Ferret is a game engine that aims to be compatible with the original Doom, and possibly Quake in the distant future. It's mostly just a hobby project that I am trying out for myself. The goal is for me to learn and become more experienced in game programming, rather than to make something amazing. It's not intended to be 100% compatible down to the exact details, meaning it will not be capable of networking with other engines or playing demo files, but it should be close enough to give the same gameplay experience.
The project is still in development and far from finished, so expect missing features and crashes.
Ferret is only available as source code for now, so you'll need to build it yourself. Download Ferret's source code via the green button on the main page. Unpack the file somewhere. Before you're able to build it, you need to get some things set up.
Ferret is written in Rust. The Rust compiler and build system can be downloaded and installed from https://www.rust-lang.org/tools/install.
Ferret uses shaderc-rs to compile shaders. During the overall build process, it will either use the shaderc library if it can find it on your system, or try to download and compile it from scratch. Compiling shaderc requires you to install additional packages, including a C compiler and Python, and also slows down the build process, so it's highly recommended to install shaderc on your system before building Ferret. Shaderc is included in the Vulkan SDK, and installing it is the easiest way to get everything set up correctly. Alternatively, you can download readily-built files for shaderc at https://github.com/google/shaderc/blob/master/downloads.md, but you'll have to put them in the correct place yourself.
Once you have everything set up, open a terminal/command prompt, and use cd
to go to the location where you unpacked Ferret's source code. Then, type cargo build --release
to build. You can leave out --release
, which will build quicker but Ferret itself will run less efficiently.
The easiest way to run Ferret, once built, is with cargo run --release
. If you'd prefer to run the executable directly, it is located in target/release
after building. The executable expects to find console.hex
in its current directory when it runs, so ensure that is the case.
Ferret uses Vulkan for rendering, so to run it, you need to have a Vulkan-capable graphics card and the appropriate drivers installed. The drivers must support Vulkan 1.1 at minimum.
A variety of locations are used to load and store data:
OS | Linux | Windows |
---|---|---|
Settings, saves | ~/.config/ferret/ | C:\Users\(user)\AppData\Roaming |
Screenshots | ~/Pictures | C:\Users\(user)\Pictures |
WADs | ~/.local/share/ferret | C:\Users\(user)\AppData\Roaming |
Ferret requires a Doom IWAD to be placed in the WADs directory in order to run. The shareware version of Doom, doom1.wad
, can be downloaded for free here. WADs for the paid versions, e.g. doom.wad
, doom2.wad
and the expansions plutonia.wad
and tnt.wad
, will also work, but you will have to acquire them yourself from the source of your preference. Ferret can run directly from these WADs, but it may be buggy and have small holes in floors and ceilings. It is highly recommended to run glBSP on the WAD files, which will produce a .gwa
file with the same name.
Since this is a learning project for myself, I'm not looking for contributions from others. Issues may be submitted, but keep in mind the early state of the project; a bug may actually be one of the many features that is yet to be implemented. If you have constructive suggestions to improve the code, those are also welcome, but try to explain how it works and why it's an improvement so I can learn from it as well.
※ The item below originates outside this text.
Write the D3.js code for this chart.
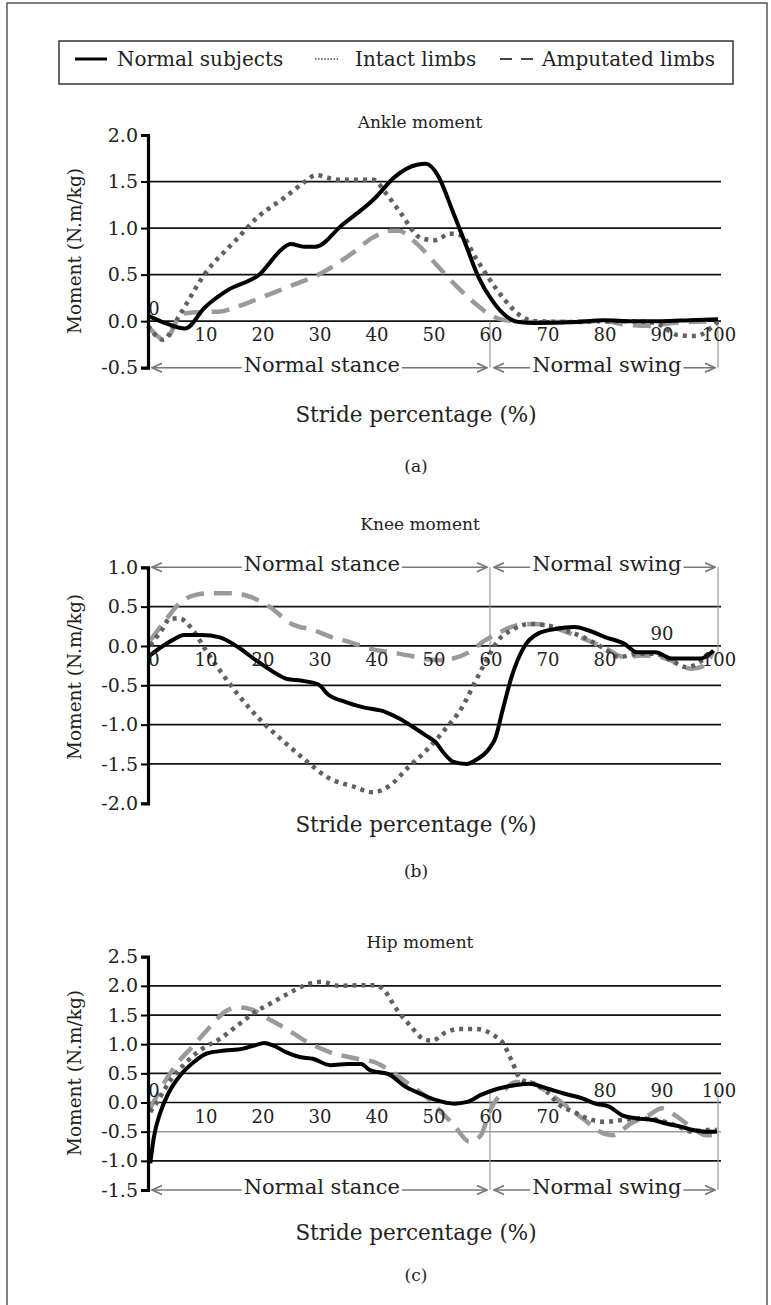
<!DOCTYPE html>
<html>
<head>
<meta charset="utf-8">
<script src="https://cdn.jsdelivr.net/npm/d3@7"></script>
<style>
  body { margin: 0; background: #fff; }
  svg text { font-family: "DejaVu Serif", serif; fill: #222; }
</style>
</head>
<body>
<svg width="771" height="1305"></svg>
<script>
const seriesNames = ['Normal subjects', 'Intact limbs', 'Amputated limbs'];
const xTicks = [0, 10, 20, 30, 40, 50, 60, 70, 80, 90, 100];

// ankle moment (N.m/kg) vs stride %
const ankleNormal = [[0,0.06],[3,-0.02],[6.5,-0.08],[10,0.15],[13.9,0.33],[19.7,0.51],[23.6,0.78],[25,0.83],[27.4,0.8],[29.4,0.8],[34,1.03],[39.8,1.32],[43.3,1.55],[47.2,1.68],[48.8,1.69],[51,1.55],[53.4,1.19],[55.7,0.83],[58,0.47],[60.4,0.22],[62.7,0.06],[65,-0.01],[68,-0.02],[75,-0.01],[80,0.01],[85,0.0],[90,0.0],[95,0.01],[100,0.02]];
const ankleIntact = [[0,-0.05],[2.7,-0.2],[5.3,0.04],[10,0.51],[15.4,0.87],[19.3,1.12],[24,1.33],[27.8,1.51],[29.4,1.57],[33.3,1.52],[39.5,1.52],[41.8,1.37],[44,1.19],[48,0.89],[50.4,0.87],[53,0.94],[55,0.92],[57.4,0.69],[59.7,0.47],[62.7,0.22],[65.8,0.04],[68,0.0],[75,-0.01],[80,0.0],[85,0.0],[89,-0.02],[93,-0.15],[96,-0.16],[100,0.0]];
const ankleAmputated = [[0,-0.05],[3,-0.2],[6,0.08],[10,0.1],[12.4,0.1],[15.4,0.15],[19.3,0.24],[24.7,0.37],[30.2,0.51],[35.6,0.72],[39.5,0.9],[42.6,0.97],[44,0.97],[47.2,0.83],[50.4,0.62],[54.2,0.37],[57.4,0.19],[59.7,0.08],[62.7,0.01],[70,-0.01],[80,0.0],[84,-0.04],[88,-0.05],[92,-0.02],[100,0.0]];

// knee moment
const kneeNormal = [[0,-0.14],[2.4,-0.01],[4.7,0.09],[6.3,0.14],[9.4,0.14],[12.6,0.11],[15.7,-0.01],[18.9,-0.18],[22,-0.33],[24.4,-0.42],[26.8,-0.44],[29.9,-0.49],[31.5,-0.61],[34.6,-0.71],[37.8,-0.78],[41.7,-0.84],[44,-0.92],[46.5,-1.03],[48.8,-1.14],[50.4,-1.22],[52,-1.37],[53.5,-1.47],[55.9,-1.5],[57.5,-1.45],[59.8,-1.31],[61,-1.16],[62.2,-0.82],[63.8,-0.39],[66,-0.01],[68.5,0.16],[71.7,0.22],[74.8,0.24],[77.2,0.2],[80.3,0.11],[83.5,0.03],[85.8,-0.08],[89,-0.08],[92,-0.16],[94.5,-0.16],[96.9,-0.16],[99.2,-0.06]];
const kneeIntact = [[0.4,0.01],[2.4,0.2],[3.9,0.35],[5.5,0.35],[7.9,0.2],[10.2,-0.06],[12.6,-0.31],[15.7,-0.61],[19.7,-0.94],[23.6,-1.2],[27.6,-1.45],[31.5,-1.67],[36.2,-1.79],[39.4,-1.86],[42.5,-1.77],[45.7,-1.54],[48.8,-1.33],[52,-1.07],[55.1,-0.78],[57.5,-0.44],[59.4,-0.18],[61.4,0.07],[63.8,0.2],[66.9,0.28],[70.1,0.26],[73.2,0.2],[76.4,0.11],[79.5,-0.01],[82.7,-0.14],[85.8,-0.1],[89,-0.1],[92.1,-0.2],[94.5,-0.27],[96.9,-0.2],[98.8,-0.08]];
const kneeAmputated = [[0.4,0.07],[3.1,0.33],[5.5,0.54],[7.9,0.64],[11,0.67],[15,0.67],[18.1,0.62],[21.3,0.5],[25.2,0.28],[29.1,0.2],[32.3,0.11],[35.4,0.05],[38.6,-0.03],[42.5,-0.08],[45.7,-0.12],[48.8,-0.17],[51.2,-0.18],[53.5,-0.16],[56.3,-0.08],[59.1,0.07],[61.4,0.16],[64.6,0.26],[67.7,0.28],[70.9,0.24],[74,0.16],[77.2,0.07],[80.3,-0.03],[83.5,-0.14],[86.6,-0.12],[89.8,-0.14],[92.9,-0.22],[95.3,-0.29],[97.6,-0.25],[99.2,-0.06]];

// hip moment
const hipNormal = [[0.4,-1.04],[1,-0.61],[2.2,-0.16],[3.7,0.18],[5.7,0.47],[8,0.69],[10.3,0.84],[13.4,0.89],[16.5,0.92],[18.8,0.98],[20.4,1.02],[21.9,0.98],[24.3,0.86],[26.6,0.78],[28.9,0.75],[32,0.64],[35.1,0.66],[37.4,0.66],[39,0.55],[42.1,0.49],[45.2,0.27],[48.3,0.13],[50.6,0.04],[53.7,-0.02],[56,0.01],[58.4,0.13],[61.5,0.24],[64.6,0.3],[66.9,0.32],[70,0.24],[73.1,0.15],[76.2,0.07],[78.5,-0.02],[80.9,-0.07],[83.2,-0.22],[85.5,-0.27],[88.6,-0.3],[90.9,-0.36],[93.3,-0.41],[95.6,-0.47],[97.9,-0.5],[99.8,-0.5]];
const hipIntact = [[0.4,-0.16],[1.8,0.04],[3.7,0.35],[6.4,0.66],[9.5,0.92],[12.6,1.09],[15.7,1.32],[18.8,1.55],[21.9,1.72],[25,1.89],[28.1,2.03],[30.5,2.07],[33.6,2.0],[36.7,2.01],[39.8,2.01],[41.3,1.94],[43.6,1.6],[46,1.32],[48.3,1.09],[49.8,1.06],[52.2,1.2],[54.5,1.26],[57.6,1.26],[60.7,1.15],[62.2,1.03],[63.8,0.72],[65.3,0.41],[67.7,0.32],[70,0.18],[72.3,-0.05],[74.7,-0.16],[77,-0.27],[80.1,-0.33],[83.2,-0.3],[86.3,-0.27],[89.4,-0.3],[92.5,-0.39],[95.6,-0.5],[97.9,-0.47],[99.8,-0.47]];
const hipAmputated = [[0.4,-0.1],[2.6,0.3],[4.9,0.64],[8,0.98],[11.1,1.32],[13.4,1.55],[15.7,1.63],[18,1.6],[21.2,1.43],[24.3,1.26],[28.1,1.03],[32,0.86],[36.7,0.75],[39.8,0.69],[42.9,0.52],[46,0.3],[49.1,0.07],[51.4,-0.16],[53.7,-0.39],[56.4,-0.67],[58.4,-0.56],[59.9,-0.16],[62.2,0.18],[64.6,0.35],[66.9,0.35],[69.2,0.24],[71.6,0.07],[73.9,-0.1],[77,-0.33],[79.3,-0.5],[81.6,-0.56],[84.7,-0.36],[87.8,-0.22],[90.2,-0.1],[92.5,-0.22],[95.6,-0.44],[97.9,-0.56],[99.8,-0.56]];

const svg = d3.select('svg');

// outer frame
svg.append('rect')
  .attr('x', 7).attr('y', 3)
  .attr('width', 760).attr('height', 1320)
  .attr('fill', 'none').attr('stroke', '#555').attr('stroke-width', 1.5);

const styles = [
  { stroke: '#000', width: 4, dash: null },
  { stroke: '#606060', width: 4.5, dash: '4,5' },
  { stroke: '#9a9a9a', width: 4.5, dash: '18,10' }
];

// legend
const legend = svg.append('g');
legend.append('rect')
  .attr('x', 59).attr('y', 41).attr('width', 674).attr('height', 43)
  .attr('fill', 'none').attr('stroke', '#333').attr('stroke-width', 1.5);
const legendX = [75, 315, 500];
const legendTextX = [117, 355, 542];
const legendStyle = [
  { len: 32, width: 3, dash: null, stroke: '#000' },
  { len: 23, width: 1.5, dash: '1.5,1.6', stroke: '#444' },
  { len: 33, width: 2, dash: '12,9', stroke: '#444' }
];
seriesNames.forEach((name, i) => {
  legend.append('line')
    .attr('x1', legendX[i]).attr('x2', legendX[i] + legendStyle[i].len)
    .attr('y1', 59).attr('y2', 59)
    .attr('stroke', legendStyle[i].stroke)
    .attr('stroke-width', legendStyle[i].width)
    .attr('stroke-dasharray', legendStyle[i].dash);
  legend.append('text')
    .attr('x', legendTextX[i]).attr('y', 66)
    .attr('font-size', 20)
    .text(name);
});

const xScale = d3.scaleLinear().domain([0, 100]).range([148, 718]);

const panels = [
  {
    title: 'Ankle moment', tag: '(a)', top: 135, bottom: 367.7,
    domain: [-0.5, 2.0], yTicks: [-0.5, 0, 0.5, 1.0, 1.5, 2.0],
    grid: [0, 0.5, 1.0, 1.5], greyGrid: [],
    arrowY: -0.5, sepFrom: 0, sepTo: -0.5,
    above: [0],
    data: [ankleNormal, ankleIntact, ankleAmputated],
    titleY: 128, strideY: 422, tagY: 472, ylabelY: 251
  },
  {
    title: 'Knee moment', tag: '(b)', top: 567.3, bottom: 803.3,
    domain: [-2.0, 1.0], yTicks: [-2.0, -1.5, -1.0, -0.5, 0, 0.5, 1.0],
    grid: [-1.5, -1.0, -0.5, 0, 0.5], greyGrid: [],
    arrowY: 1.0, sepFrom: 1.0, sepTo: -0.1,
    above: [90],
    data: [kneeNormal, kneeIntact, kneeAmputated],
    titleY: 530, strideY: 832, tagY: 877, ylabelY: 677
  },
  {
    title: 'Hip moment', tag: '(c)', top: 956.7, bottom: 1190,
    domain: [-1.5, 2.5], yTicks: [-1.5, -1.0, -0.5, 0, 0.5, 1.0, 1.5, 2.0, 2.5],
    grid: [-1.0, 0, 0.5, 1.0, 1.5, 2.0], greyGrid: [-0.5],
    arrowY: -1.5, sepFrom: 0.2, sepTo: -1.5,
    above: [0, 80, 90, 100],
    data: [hipNormal, hipIntact, hipAmputated],
    titleY: 948, strideY: 1240, tagY: 1281, ylabelY: 1073
  }
];

svg.append('defs').append('marker')
  .attr('id', 'arr')
  .attr('viewBox', '0 0 10 10')
  .attr('refX', 9).attr('refY', 5)
  .attr('markerWidth', 7).attr('markerHeight', 7)
  .attr('orient', 'auto-start-reverse')
  .append('path')
  .attr('d', 'M0,1 L9,5 L0,9')
  .attr('fill', 'none').attr('stroke', '#777').attr('stroke-width', 1.5);

panels.forEach(p => {
  const g = svg.append('g');
  const y = d3.scaleLinear().domain(p.domain).range([p.bottom, p.top]);

  g.append('text')
    .attr('x', 420).attr('y', p.titleY)
    .attr('text-anchor', 'middle').attr('font-size', 17)
    .text(p.title);

  // gridlines
  g.selectAll('.grid')
    .data(p.grid)
    .enter()
    .append('line')
    .attr('x1', xScale(0)).attr('x2', xScale(100) + 3)
    .attr('y1', d => y(d)).attr('y2', d => y(d))
    .attr('stroke', '#111').attr('stroke-width', 1.7);
  g.selectAll('.ggrid')
    .data(p.greyGrid)
    .enter()
    .append('line')
    .attr('x1', xScale(0)).attr('x2', xScale(100) + 3)
    .attr('y1', d => y(d)).attr('y2', d => y(d))
    .attr('stroke', '#999').attr('stroke-width', 1.4);

  // stance / swing separators
  g.selectAll('.sep')
    .data([60, 100])
    .enter()
    .append('line')
    .attr('x1', d => xScale(d)).attr('x2', d => xScale(d))
    .attr('y1', y(p.sepFrom)).attr('y2', y(p.sepTo))
    .attr('stroke', '#999').attr('stroke-width', 1.2);

  // phase arrows
  const phases = [
    { from: 0, to: 60, label: 'Normal stance', mid: 30.5 },
    { from: 60, to: 100, label: 'Normal swing', mid: 80.5 }
  ];
  phases.forEach(ph => {
    g.append('line')
      .attr('x1', xScale(ph.from) + 4).attr('x2', xScale(ph.to) - 3)
      .attr('y1', y(p.arrowY)).attr('y2', y(p.arrowY))
      .attr('stroke', '#777').attr('stroke-width', 1.6)
      .attr('marker-start', 'url(#arr)')
      .attr('marker-end', 'url(#arr)');
    const t = g.append('text')
      .attr('x', xScale(ph.mid)).attr('y', y(p.arrowY) + 4)
      .attr('text-anchor', 'middle').attr('font-size', 21)
      .attr('fill', '#333')
      .text(ph.label);
    const bb = t.node().getBBox();
    g.insert('rect', () => t.node())
      .attr('x', bb.x - 2).attr('y', y(p.arrowY) - 3)
      .attr('width', bb.width + 4).attr('height', 6)
      .attr('fill', '#fff');
  });

  // series
  const line = d3.line()
    .x(d => xScale(d[0]))
    .y(d => y(d[1]))
    .curve(d3.curveMonotoneX);
  [2, 1, 0].forEach(i => {
    g.append('path')
      .datum(p.data[i])
      .attr('d', line)
      .attr('fill', 'none')
      .attr('stroke', styles[i].stroke)
      .attr('stroke-width', styles[i].width)
      .attr('stroke-dasharray', styles[i].dash)
      .attr('stroke-linejoin', 'round');
  });

  // x tick labels sit on the zero line
  g.selectAll('.xt')
    .data(xTicks)
    .enter()
    .append('text')
    .attr('x', d => xScale(d) + (d === 0 ? 6 : 1))
    .attr('y', d => p.above.includes(d) ? y(0) - 6 : y(0) + 20)
    .attr('text-anchor', 'middle').attr('font-size', 18)
    .attr('fill', '#333')
    .text(d => d);

  // y axis
  const yAxis = d3.axisLeft(y)
    .tickValues(p.yTicks)
    .tickFormat(d => d.toFixed(1))
    .tickSize(7)
    .tickPadding(3);
  const ax = g.append('g')
    .attr('transform', `translate(${xScale(0)},0)`)
    .call(yAxis);
  ax.select('.domain').attr('stroke', '#000').attr('stroke-width', 3.2);
  ax.selectAll('.tick line').attr('stroke', '#000').attr('stroke-width', 2);
  ax.selectAll('.tick text')
    .attr('font-size', 19)
    .attr('font-family', '"DejaVu Serif", serif')
    .attr('fill', '#222');

  g.append('text')
    .attr('transform', `translate(81,${p.ylabelY}) rotate(-90)`)
    .attr('text-anchor', 'middle').attr('font-size', 18.5)
    .text('Moment (N.m/kg)');

  g.append('text')
    .attr('x', 416).attr('y', p.strideY)
    .attr('text-anchor', 'middle').attr('font-size', 21.5)
    .text('Stride percentage (%)');

  g.append('text')
    .attr('x', 416).attr('y', p.tagY)
    .attr('text-anchor', 'middle').attr('font-size', 17)
    .text(p.tag);
});
</script>
</body>
</html>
Internally, Ferret is designed completely differently from the original engine, and doesn't use any of the original code. As its main framework it uses the Legion Entity Component System, which separates operations into well-defined "systems" and "components" and allows for easy data parallelism. The engine is multithreaded to a limited degree.
For rendering, Ferret uses the Vulkano library, which is a high-level safe wrapper around the cross-platform Vulkan API. This means that the rendering is done in hardware, using triangles and shaders instead of the classic software renderer. The framebuffer is high resolution, and can be any size; the game content will reposition itself automatically. The shaders use the same lighting calculation as the original game, but in full 32-bit colour, so there are no sudden changes in brightness at fixed distances, and no loss of colour precision at low brightnesses.
The physics engine is very different, and takes its inspiration from the Quake engines, which use polygonal collision brushes for the map and axis-aligned bounding boxes for entities. Movement and collision is calculated in full 3D, rather than horizontal first and then vertical as a separate step. Because of this, Ferret does not have some of the bugs (or features?) of the original engine: there is no wallrunning, no infinite-height monsters or explosions, no linedef skips, no run-grabbing of items that should be out of reach. Custom maps that rely on these features to work properly will not be fully playable in Ferret.
Because Ferret is a Dook engine! Dook is the sound a ferret makes when it's happy and playful. A few existing Doom engine names are puns on the original name, like "Boom" and "Vavoom", so I started with "dook" and then went a step further.